"Setiap orang dilarang menjual produk tembakau dan rokok elektronik secara eceran satuan perbatang, kecuali bagi produk tembakau berupa cerutu dan rokok elektronik," tulis pasal 434 pada poin d.
Putu juga menilai larangan rokok eceran ini dirasa tidak efektif dan bahkan bisa lebih merugikan.
“Adanya pelarangan ini bisa meningkatkan potensi rokok ilegal tersebar di warung-warung, yang konsumsi juga masyarakat. Kalau zat-nya lebih carcinogenic dan lebih berbahaya, yang lebih rugi masyarakat juga. Kalau ilegal, berarti tidak ada dalam bentuk tax revenue (pendapatan pajak) dari rokok itu juga. Pemerintah juga akan kena imbasnya,” tuturnya.

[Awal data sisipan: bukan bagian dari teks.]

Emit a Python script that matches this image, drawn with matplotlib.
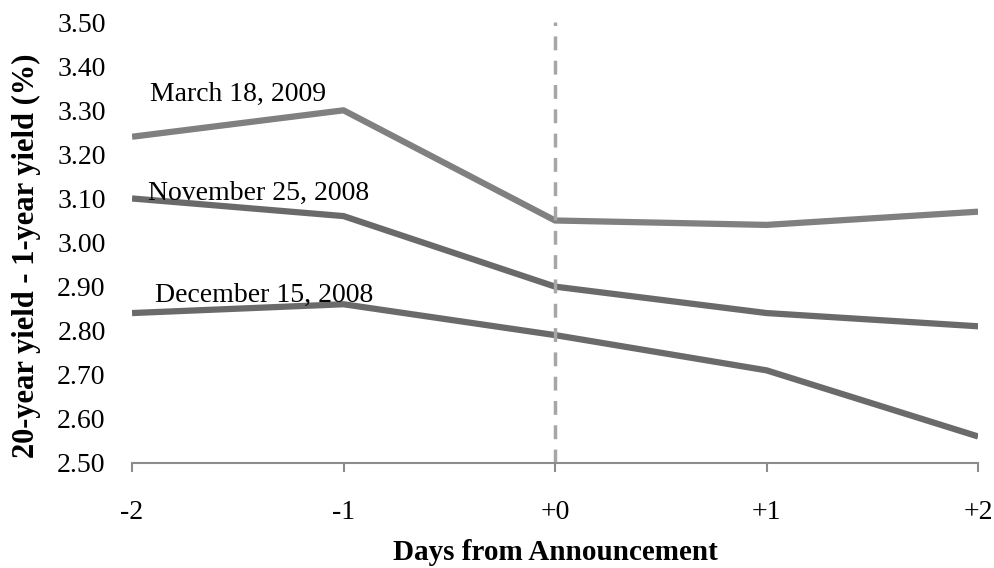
import matplotlib
matplotlib.use("Agg")
import matplotlib.pyplot as plt

days = [-2, -1, 0, 1, 2]
day_labels = ["-2", "-1", "+0", "+1", "+2"]
march_2009 = [3.24, 3.30, 3.05, 3.04, 3.07]
nov_2008 = [3.10, 3.06, 2.90, 2.84, 2.81]
dec_2008 = [2.84, 2.86, 2.79, 2.71, 2.56]
yticks = [2.50, 2.60, 2.70, 2.80, 2.90, 3.00, 3.10, 3.20, 3.30, 3.40, 3.50]

plt.rcParams['font.family'] = ['Liberation Serif', 'DejaVu Serif']

fig = plt.figure(figsize=(9.95, 5.68), dpi=100)
ax = fig.add_axes([0.1327, 0.185, 0.983 - 0.1327, 0.961 - 0.185])

ax.plot(days, march_2009, color='#808080', lw=4.5, solid_capstyle='butt')
ax.plot(days, nov_2008, color='#6a6a6a', lw=4.5, solid_capstyle='butt')
ax.plot(days, dec_2008, color='#6a6a6a', lw=4.5, solid_capstyle='butt')
ax.axvline(0, color='#a6a6a6', lw=2.5, ls=(0, (4, 3)))

ax.text(-1.915, 3.335, "March 18, 2009", fontsize=20, va='center', ha='left')
ax.text(-1.924, 3.112, "November 25, 2008", fontsize=20, va='center', ha='left')
ax.text(-1.89, 2.88, "December 15, 2008", fontsize=20, va='center', ha='left')

ax.set_xlim(-2, 2)
ax.set_ylim(2.5, 3.5)
ax.set_xticks(days)
ax.set_xticklabels(day_labels)
ax.set_yticks(yticks)
ax.set_yticklabels(["%.2f" % v for v in yticks])

for s in ['left', 'right', 'top']:
    ax.spines[s].set_visible(False)
ax.spines['bottom'].set_color('#8c8c8c')
ax.spines['bottom'].set_linewidth(1.5)
ax.tick_params(axis='y', length=0, pad=19, labelsize=20)
ax.tick_params(axis='x', length=6.5, width=1.5, color='#8c8c8c', pad=20, labelsize=20)

ax.set_xlabel("Days from Announcement", fontsize=21, fontweight='bold')
ax.xaxis.set_label_coords(0.5, -0.172)
ax.set_ylabel("20-year yield - 1-year yield (%)", fontsize=22, fontweight='bold')
ax.yaxis.set_label_coords(-0.108, 0.47)

fig.savefig("out.png", dpi=100)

Belum lagi, lanjut dia, potensi pengurangan pendapatan bagi warung-warung dan potensi digerebek karena tidak mematuhi peraturan hukum.
“Asumsikan 1 batangnya diecer Rp2.500. Katakanlah satu warung itu mengecer 100 batang rokok, berarti pendapatan dari itu Rp250.000. Mereka bakal kehilangan angka tersebut kalau rokok eceran dilanggar. Nilai itu signifikan untuk mereka,” ujar Putu.
Menurut dia, banyak hal yang harusnya menjadi pertimbangan sebelum kebijakan tersebut diterapkan, termasuk dampak yang tidak diinginkan dan efektivitas kebijakan tersebut.